====== Dataset excerpt ======
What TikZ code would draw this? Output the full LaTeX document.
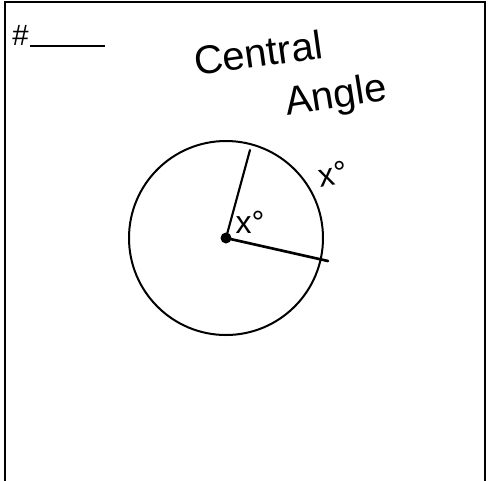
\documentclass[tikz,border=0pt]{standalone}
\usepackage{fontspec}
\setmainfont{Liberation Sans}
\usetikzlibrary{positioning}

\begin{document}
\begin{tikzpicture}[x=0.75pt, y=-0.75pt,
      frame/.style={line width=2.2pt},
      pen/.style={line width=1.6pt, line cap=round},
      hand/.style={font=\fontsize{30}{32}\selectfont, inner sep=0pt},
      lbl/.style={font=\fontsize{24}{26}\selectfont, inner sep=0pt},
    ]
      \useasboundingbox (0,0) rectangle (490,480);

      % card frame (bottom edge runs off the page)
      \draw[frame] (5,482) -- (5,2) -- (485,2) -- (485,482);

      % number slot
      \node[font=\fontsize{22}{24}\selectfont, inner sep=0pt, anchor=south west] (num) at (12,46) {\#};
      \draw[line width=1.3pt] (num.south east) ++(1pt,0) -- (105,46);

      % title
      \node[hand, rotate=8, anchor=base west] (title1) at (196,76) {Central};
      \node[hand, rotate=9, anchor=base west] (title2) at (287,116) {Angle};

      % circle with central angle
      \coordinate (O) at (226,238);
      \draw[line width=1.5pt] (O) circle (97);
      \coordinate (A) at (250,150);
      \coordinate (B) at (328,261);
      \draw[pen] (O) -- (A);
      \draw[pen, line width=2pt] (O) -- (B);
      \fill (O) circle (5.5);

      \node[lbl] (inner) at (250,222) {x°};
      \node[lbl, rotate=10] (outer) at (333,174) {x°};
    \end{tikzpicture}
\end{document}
======
Instruction: From the top of the listing above, repeat each line exactly until you reach the line containing "(485,2) -- (485,482);", and repeat that one too. Leave the pictures out.

Solution for this problem:
What TikZ code would draw this? Output the full LaTeX document.
\documentclass[tikz,border=0pt]{standalone}
\usepackage{fontspec}
\setmainfont{Liberation Sans}
\usetikzlibrary{positioning}

\begin{document}
\begin{tikzpicture}[x=0.75pt, y=-0.75pt,
      frame/.style={line width=2.2pt},
      pen/.style={line width=1.6pt, line cap=round},
      hand/.style={font=\fontsize{30}{32}\selectfont, inner sep=0pt},
      lbl/.style={font=\fontsize{24}{26}\selectfont, inner sep=0pt},
    ]
      \useasboundingbox (0,0) rectangle (490,480);

      % card frame (bottom edge runs off the page)
      \draw[frame] (5,482) -- (5,2) -- (485,2) -- (485,482);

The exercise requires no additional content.